What needs to be done: Reproduce all the lines below exactly and omit the images.
>> Begin Material provided
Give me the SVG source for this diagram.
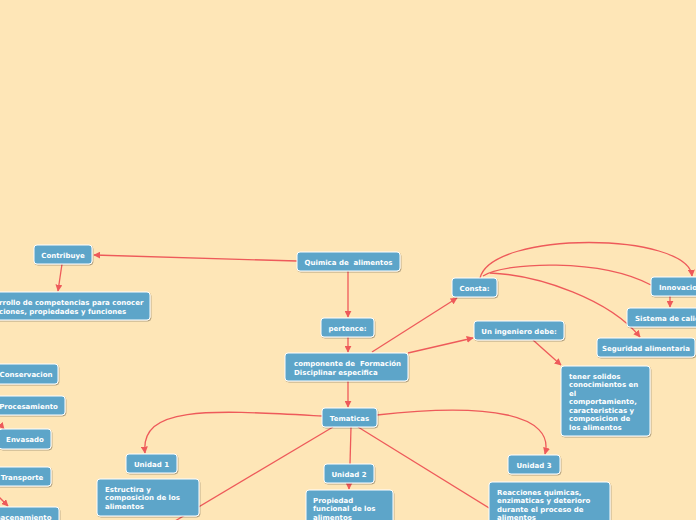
<svg xmlns="http://www.w3.org/2000/svg" width="696" height="520" viewBox="0 0 696 520">
<defs>
<marker id="ah" viewBox="0 0 10 10" refX="9" refY="5" markerWidth="7" markerHeight="7" markerUnits="userSpaceOnUse" orient="auto">
<path d="M0,0 L10,5 L0,10 z" fill="#EE5A5A"/>
</marker>
<filter id="sh" x="-10%" y="-10%" width="130%" height="140%">
<feDropShadow dx="0.8" dy="1" stdDeviation="0.7" flood-color="#000" flood-opacity="0.3"/>
</filter>
<style>
.n rect{fill:#5DA5C9;stroke:#FFFFFF;stroke-width:1;filter:url(#sh)}
.n text{fill:#FFFFFF;font-family:"DejaVu Sans",Verdana,sans-serif;font-weight:bold;font-size:7px}
.c{text-anchor:middle}
#connectors path{fill:none;stroke:#EE5A5A;stroke-width:1.3}
.a{marker-end:url(#ah)}
</style>
</defs>
<rect x="0" y="0" width="696" height="520" fill="#FEE6B7"/>
<g id="connectors">
<path class="a" d="M297 261 L94 255"/>
<path class="a" d="M62 264 L58 291"/>
<path class="a" d="M348 271 L348 317"/>
<path class="a" d="M348 337 L348 352"/>
<path class="a" d="M372 352 L457 298"/>
<path class="a" d="M408 353 L473 338"/>
<path class="a" d="M533 340 L561 365"/>
<path class="a" d="M480 278 C 492 230, 688 232, 692 276"/>
<path d="M483 276 C 505 262, 600 258, 651 285"/>
<path class="a" d="M490 273 C 540 275, 610 300, 640 337"/>
<path class="a" d="M670 296 L670 307"/>
<path class="a" d="M348 381 L348 407"/>
<path class="a" d="M322 416 C 210 410, 140 405, 145 453"/>
<path class="a" d="M377 415 C 490 402, 555 415, 545 454"/>
<path d="M351 427 L350 464"/>
<path class="a" d="M349 483 L349 489"/>
<path d="M333 427 L170 524"/>
<path d="M358 427 L515 524"/>
<path class="a" d="M-1 423 L4 429"/>
<path class="a" d="M-2 496 L8 506"/>
</g>
<g id="n-contribuye" class="n"><rect x="34" y="245" width="58" height="19" rx="3"/><text class="c" x="63" y="257.5">Contribuye</text></g>
<g id="n-desarrollo" class="n"><rect x="-6" y="292" width="156" height="28" rx="3"/><text x="-1" y="304.5">rrollo de competencias para conocer</text><text x="-1" y="313.5">ciones, propiedades y funciones</text></g>
<g id="n-quimica" class="n"><rect x="297" y="252" width="103" height="19" rx="3"/><text class="c" x="348.5" y="264.5" xml:space="preserve">Quimica de  alimentos</text></g>
<g id="n-pertence" class="n"><rect x="321" y="318" width="53" height="19" rx="3"/><text class="c" x="347.5" y="330.5">pertence:</text></g>
<g id="n-componente" class="n"><rect x="285" y="353" width="123" height="28" rx="3"/><text x="294" y="365.5" xml:space="preserve">componente de  Formación</text><text x="294" y="374.5">Disciplinar especifica</text></g>
<g id="n-tematicas" class="n"><rect x="322" y="408" width="55" height="19" rx="3"/><text class="c" x="349.5" y="420.5">Tematicas</text></g>
<g id="n-consta" class="n"><rect x="452" y="278" width="45" height="19" rx="3"/><text class="c" x="474.5" y="290.5">Consta:</text></g>
<g id="n-ingeniero" class="n"><rect x="474" y="321" width="90" height="19" rx="3"/><text class="c" x="519" y="333.5">Un ingeniero debe:</text></g>
<g id="n-innovacion" class="n"><rect x="651" y="277" width="70" height="19" rx="3"/><text x="659" y="289.5">Innovacion</text></g>
<g id="n-sistema" class="n"><rect x="627" y="308" width="95" height="19" rx="3"/><text x="635" y="320.5">Sistema de calidad</text></g>
<g id="n-seguridad" class="n"><rect x="597" y="338" width="98" height="19" rx="3"/><text class="c" x="646" y="350.5">Seguridad alimentaria</text></g>
<g id="n-tener" class="n"><rect x="561" y="366" width="89" height="70" rx="3"/>
<text x="569" y="378.5">tener solidos</text><text x="569" y="387">conocimientos en</text><text x="569" y="395.5">el</text><text x="569" y="404">comportamiento,</text><text x="569" y="412.5">caracteristicas y</text><text x="569" y="421">composicion de</text><text x="569" y="429.5">los alimentos</text></g>
<g id="n-conservacion" class="n"><rect x="-6" y="364" width="64" height="20" rx="3"/><text class="c" x="26" y="376.5">Conservacion</text></g>
<g id="n-procesamiento" class="n"><rect x="-8" y="396" width="73" height="19" rx="3"/><text class="c" x="28.5" y="408.5">Procesamiento</text></g>
<g id="n-envasado" class="n"><rect x="-1" y="429" width="52" height="20" rx="3"/><text class="c" x="25" y="441.5">Envasado</text></g>
<g id="n-transporte" class="n"><rect x="-7" y="467" width="58" height="19" rx="3"/><text class="c" x="22" y="479.5">Transporte</text></g>
<g id="n-almacenamiento" class="n"><rect x="-35" y="507" width="94" height="20" rx="3"/><text x="51.5" y="519.5" style="text-anchor:end">Almacenamiento</text></g>
<g id="n-unidad1" class="n"><rect x="126" y="454" width="51" height="19" rx="3"/><text class="c" x="151.5" y="466.5">Unidad 1</text></g>
<g id="n-estructura" class="n"><rect x="97" y="479" width="102" height="37" rx="3"/><text x="105" y="491.5">Estructira y</text><text x="105" y="500">composicion de los</text><text x="105" y="508.5">alimentos</text></g>
<g id="n-unidad2" class="n"><rect x="324" y="464" width="50" height="19" rx="3"/><text class="c" x="349" y="476.5">Unidad 2</text></g>
<g id="n-propiedad" class="n"><rect x="306" y="490" width="87" height="40" rx="3"/><text x="313" y="502.5">Propiedad</text><text x="313" y="511">funcional de los</text><text x="313" y="519.5">alimentos</text></g>
<g id="n-unidad3" class="n"><rect x="508" y="455" width="52" height="19" rx="3"/><text class="c" x="534" y="467.5">Unidad 3</text></g>
<g id="n-reacciones" class="n"><rect x="489" y="482" width="121" height="45" rx="3"/><text x="497" y="494.5">Reacciones quimicas,</text><text x="497" y="503">enzimaticas y deterioro</text><text x="497" y="511.5">durante el proceso de</text><text x="497" y="520">alimentos</text></g>
</svg>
>> End Material provided
Answer for this exercise:
Give me the SVG source for this diagram.
<svg xmlns="http://www.w3.org/2000/svg" width="696" height="520" viewBox="0 0 696 520">
<defs>
<marker id="ah" viewBox="0 0 10 10" refX="9" refY="5" markerWidth="7" markerHeight="7" markerUnits="userSpaceOnUse" orient="auto">
<path d="M0,0 L10,5 L0,10 z" fill="#EE5A5A"/>
</marker>
<filter id="sh" x="-10%" y="-10%" width="130%" height="140%">
<feDropShadow dx="0.8" dy="1" stdDeviation="0.7" flood-color="#000" flood-opacity="0.3"/>
</filter>
<style>
.n rect{fill:#5DA5C9;stroke:#FFFFFF;stroke-width:1;filter:url(#sh)}
.n text{fill:#FFFFFF;font-family:"DejaVu Sans",Verdana,sans-serif;font-weight:bold;font-size:7px}
.c{text-anchor:middle}
#connectors path{fill:none;stroke:#EE5A5A;stroke-width:1.3}
.a{marker-end:url(#ah)}
</style>
</defs>
<rect x="0" y="0" width="696" height="520" fill="#FEE6B7"/>
<g id="connectors">
<path class="a" d="M297 261 L94 255"/>
<path class="a" d="M62 264 L58 291"/>
<path class="a" d="M348 271 L348 317"/>
<path class="a" d="M348 337 L348 352"/>
<path class="a" d="M372 352 L457 298"/>
<path class="a" d="M408 353 L473 338"/>
<path class="a" d="M533 340 L561 365"/>
<path class="a" d="M480 278 C 492 230, 688 232, 692 276"/>
<path d="M483 276 C 505 262, 600 258, 651 285"/>
<path class="a" d="M490 273 C 540 275, 610 300, 640 337"/>
<path class="a" d="M670 296 L670 307"/>
<path class="a" d="M348 381 L348 407"/>
<path class="a" d="M322 416 C 210 410, 140 405, 145 453"/>
<path class="a" d="M377 415 C 490 402, 555 415, 545 454"/>
<path d="M351 427 L350 464"/>
<path class="a" d="M349 483 L349 489"/>
<path d="M333 427 L170 524"/>
<path d="M358 427 L515 524"/>
<path class="a" d="M-1 423 L4 429"/>
<path class="a" d="M-2 496 L8 506"/>
</g>
<g id="n-contribuye" class="n"><rect x="34" y="245" width="58" height="19" rx="3"/><text class="c" x="63" y="257.5">Contribuye</text></g>
<g id="n-desarrollo" class="n"><rect x="-6" y="292" width="156" height="28" rx="3"/><text x="-1" y="304.5">rrollo de competencias para conocer</text><text x="-1" y="313.5">ciones, propiedades y funciones</text></g>
<g id="n-quimica" class="n"><rect x="297" y="252" width="103" height="19" rx="3"/><text class="c" x="348.5" y="264.5" xml:space="preserve">Quimica de  alimentos</text></g>
<g id="n-pertence" class="n"><rect x="321" y="318" width="53" height="19" rx="3"/><text class="c" x="347.5" y="330.5">pertence:</text></g>
<g id="n-componente" class="n"><rect x="285" y="353" width="123" height="28" rx="3"/><text x="294" y="365.5" xml:space="preserve">componente de  Formación</text><text x="294" y="374.5">Disciplinar especifica</text></g>
<g id="n-tematicas" class="n"><rect x="322" y="408" width="55" height="19" rx="3"/><text class="c" x="349.5" y="420.5">Tematicas</text></g>
<g id="n-consta" class="n"><rect x="452" y="278" width="45" height="19" rx="3"/><text class="c" x="474.5" y="290.5">Consta:</text></g>
<g id="n-ingeniero" class="n"><rect x="474" y="321" width="90" height="19" rx="3"/><text class="c" x="519" y="333.5">Un ingeniero debe:</text></g>
<g id="n-innovacion" class="n"><rect x="651" y="277" width="70" height="19" rx="3"/><text x="659" y="289.5">Innovacion</text></g>
<g id="n-sistema" class="n"><rect x="627" y="308" width="95" height="19" rx="3"/><text x="635" y="320.5">Sistema de calidad</text></g>
<g id="n-seguridad" class="n"><rect x="597" y="338" width="98" height="19" rx="3"/><text class="c" x="646" y="350.5">Seguridad alimentaria</text></g>
<g id="n-tener" class="n"><rect x="561" y="366" width="89" height="70" rx="3"/>
<text x="569" y="378.5">tener solidos</text><text x="569" y="387">conocimientos en</text><text x="569" y="395.5">el</text><text x="569" y="404">comportamiento,</text><text x="569" y="412.5">caracteristicas y</text><text x="569" y="421">composicion de</text><text x="569" y="429.5">los alimentos</text></g>
<g id="n-conservacion" class="n"><rect x="-6" y="364" width="64" height="20" rx="3"/><text class="c" x="26" y="376.5">Conservacion</text></g>
<g id="n-procesamiento" class="n"><rect x="-8" y="396" width="73" height="19" rx="3"/><text class="c" x="28.5" y="408.5">Procesamiento</text></g>
<g id="n-envasado" class="n"><rect x="-1" y="429" width="52" height="20" rx="3"/><text class="c" x="25" y="441.5">Envasado</text></g>
<g id="n-transporte" class="n"><rect x="-7" y="467" width="58" height="19" rx="3"/><text class="c" x="22" y="479.5">Transporte</text></g>
<g id="n-almacenamiento" class="n"><rect x="-35" y="507" width="94" height="20" rx="3"/><text x="51.5" y="519.5" style="text-anchor:end">Almacenamiento</text></g>
<g id="n-unidad1" class="n"><rect x="126" y="454" width="51" height="19" rx="3"/><text class="c" x="151.5" y="466.5">Unidad 1</text></g>
<g id="n-estructura" class="n"><rect x="97" y="479" width="102" height="37" rx="3"/><text x="105" y="491.5">Estructira y</text><text x="105" y="500">composicion de los</text><text x="105" y="508.5">alimentos</text></g>
<g id="n-unidad2" class="n"><rect x="324" y="464" width="50" height="19" rx="3"/><text class="c" x="349" y="476.5">Unidad 2</text></g>
<g id="n-propiedad" class="n"><rect x="306" y="490" width="87" height="40" rx="3"/><text x="313" y="502.5">Propiedad</text><text x="313" y="511">funcional de los</text><text x="313" y="519.5">alimentos</text></g>
<g id="n-unidad3" class="n"><rect x="508" y="455" width="52" height="19" rx="3"/><text class="c" x="534" y="467.5">Unidad 3</text></g>
<g id="n-reacciones" class="n"><rect x="489" y="482" width="121" height="45" rx="3"/><text x="497" y="494.5">Reacciones quimicas,</text><text x="497" y="503">enzimaticas y deterioro</text><text x="497" y="511.5">durante el proceso de</text><text x="497" y="520">alimentos</text></g>
</svg>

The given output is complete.